Il me paroit aussi surpris que fasché qu'entre les deux son receveur et son homme d'affaires à qui, continue t'il, vous avés écrit plusieurs fois et qui luy passe ordinairement en compte l'argent qu'il vous envoye, ait discontinué de vous payer.

Il ne peut attribuer le retardement de ces payemens qu'aux dettes de la très mauvaise succession de nostre Président de Berniere, auxquels ce le Doux aura été obligé de satisfaire.

Il va dit'il luy mander à Roüen, où il le croit, de faire cesser vos très justes plaintes, auxquelles personellement il n'a pas donné lieu. Ne diroit'on pas que c'est quelqu'un de vos Princes qui charge son intendt le ruiner, luy et ses créanciers, pourvu qu'il n'en entende plus parler?
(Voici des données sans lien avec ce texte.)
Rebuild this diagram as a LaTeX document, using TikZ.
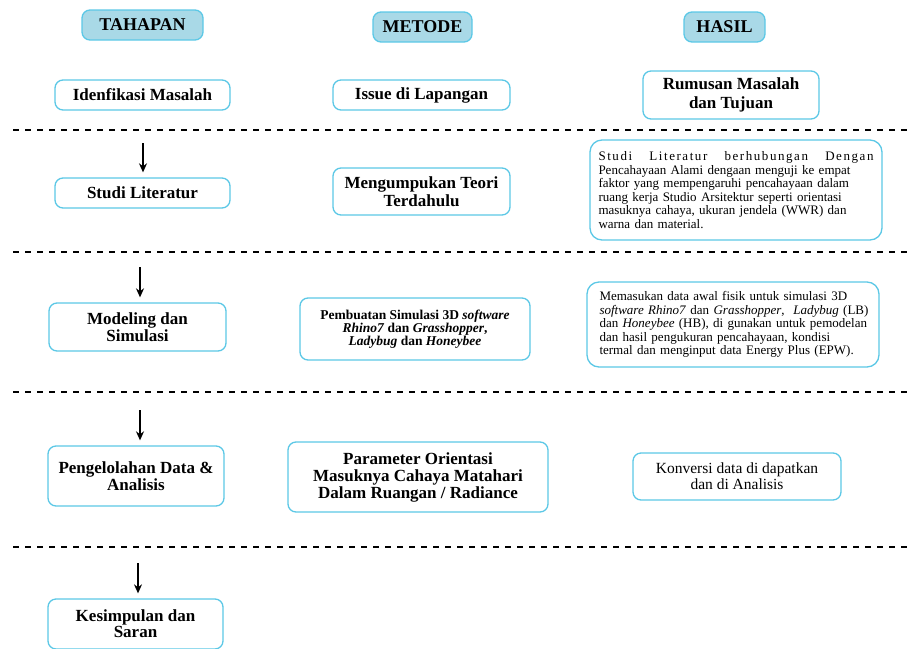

A travers toutes ces manières ridicules, je vois qu'il est plus sot que méchant; car toute de suite il m'a dit l'adresse de le Doux à Roüen, rüe de la Cigogne, chés un nommé Gouaislin, maitre de Pension. Il me prie de l'y voir et de m'aranger avec luy pour les payemens qu'il a [à] vous faire; vous jugés bien que je n'y manqueray pas, ce sont l'objet de mon voyage; et je vous promets qu'avant [le] 15ème je vous rendray compte de cette entrevüe; vous pouvés en attendant écrire et au maitre et au valet dont je vous donne icy les adresses, et à vostre plénipotentiaire, si vous jugés àpropos, de luy donner quelques nouvelles instructions.

On atend avec la plus grande impatience les résultats de la défaite du Roy de Prusse par le taciturn mal Daun. Si la Saxe n'est pas délivrée, la catastrophe de l'Attile de l'Allemagne n'est pas si grande qu'on l'a dite; on juge d'une bataille comme de la majeure d'un argument par les conséquences qui s'en suivent; voilà l'hyver qui s'aprochent, mais aussi les Russes avec des manteaux fourés; ce sont des chasseurs endurcis au froid qui suivront leur renard à travers les neiges.

Tranquilisés vous, comme vous savés faire, sans estre oisif, multa super foco ligna reponent&c. et ne cessés jamais d'avoir de l'amitié pour qui vous adore! Le traité d'Helvetius sur l'esprit, n'en montre guères, du moins de celuy qui mène à rendre l'auteur heureux. C'est, ce me semble, un Rabachage, de tout ce qui a été dit par Montesquieu, l'ami des hommes&c., aussi en a t'il fait amende honorable la corde au cou et les genoux dans les crotes &c.

Je demande moy pardon à mde Denis de n'avoir point eu l'honneur de luy écrire depuis six mois. Permettés moy de luy présenter mes homages et mes excuses.